I'm also not advocating an immediate, precipitous, 100% withdrawal. I'm saying we should begin the process of withdrawal and focus on minimizing the damage left behind. I wouldn't be opposed to some smallish number of soldiers/advisors/special forces remaining for some years.

Jewish Atheist said...

JP:

Realistically, nothing will change until Hillary is in the White House.

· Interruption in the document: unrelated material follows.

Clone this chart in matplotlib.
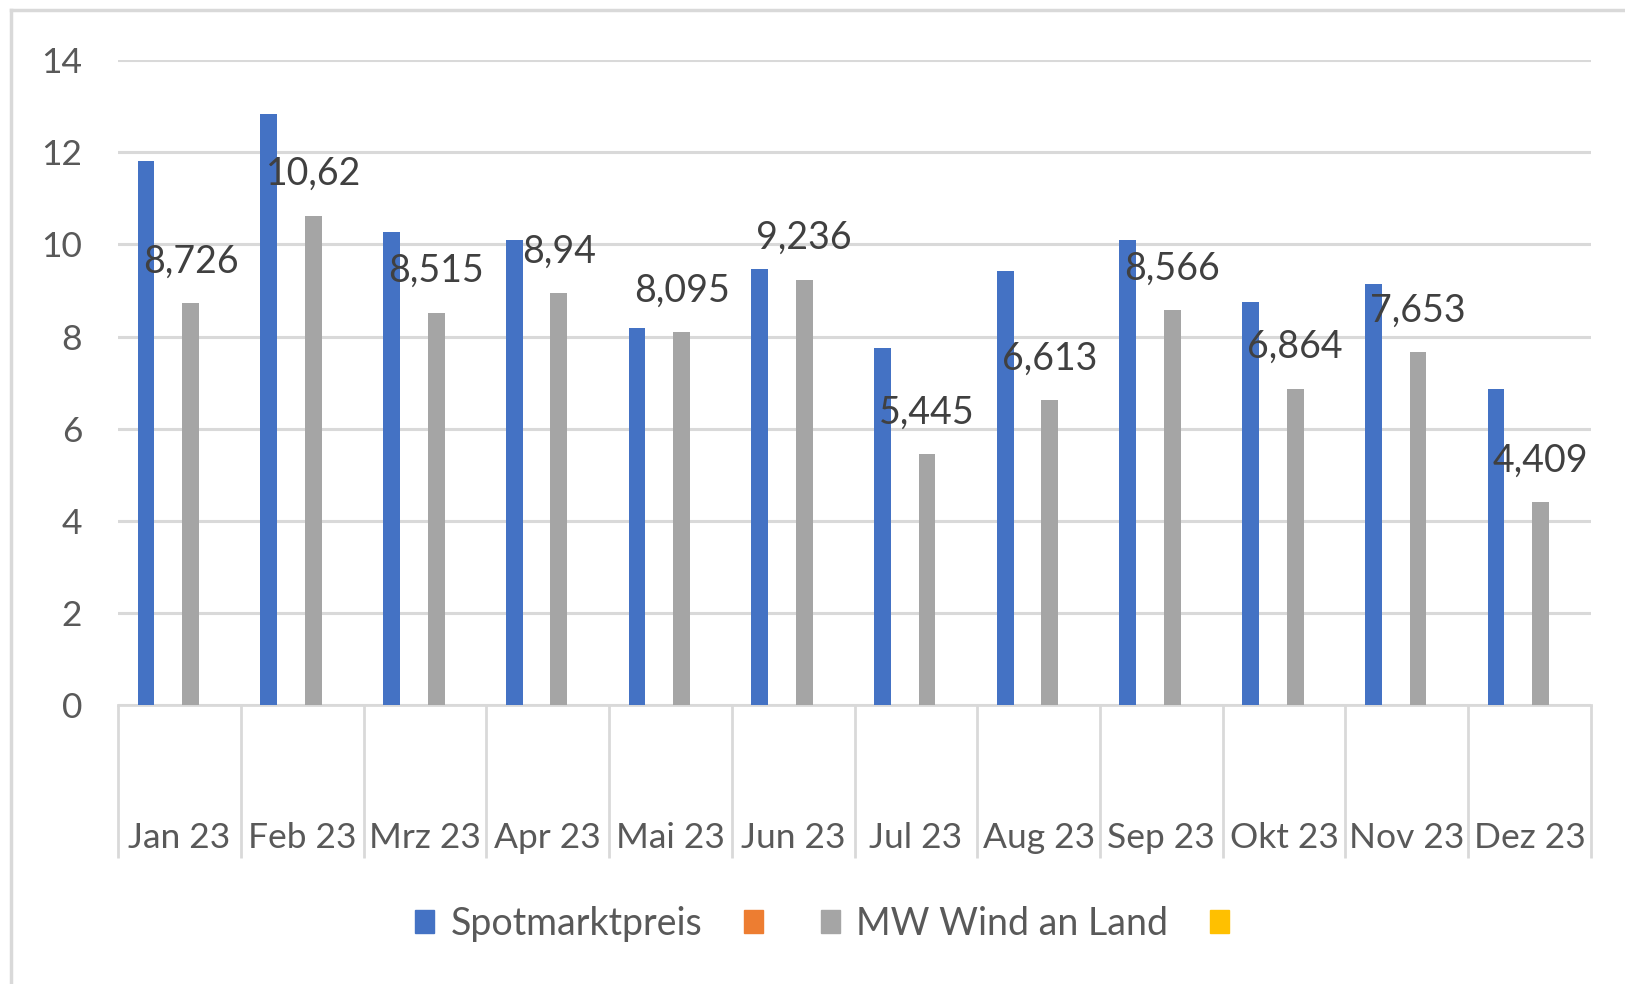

And that's the most irresponsible thing Bush could do. I don't want to believe that he's just running out the clock until it's someone else's problem, because that would make him truly a despicable man. Someone willing to let hundreds of our troops die just to save face has committed treason, in my opinion.

AbeU said...

Regardless of your original opinion on the justice of the war, it happened. I agree with agkyra that we're not really in a moral position to just decide that we're tired of it. The U.S. made this mess and it's our responsibility to clean it up.

Mark said...

Why do you think reconstruction/state-building should take a fraction of the time it took in Germany and Japan?

Oh, and I linked and commented on this here

Anonymous said...

Would the same logic apply to Rwanda and Darfur if a nigh-permanent presence was required to prevent bloodshed?

What do you think about the US troops in South Korea and old Yugoslavia?

Jewish Atheist said...

Anon:

Obviously, there are always tradeoffs. The question is what are the costs and what the rewards.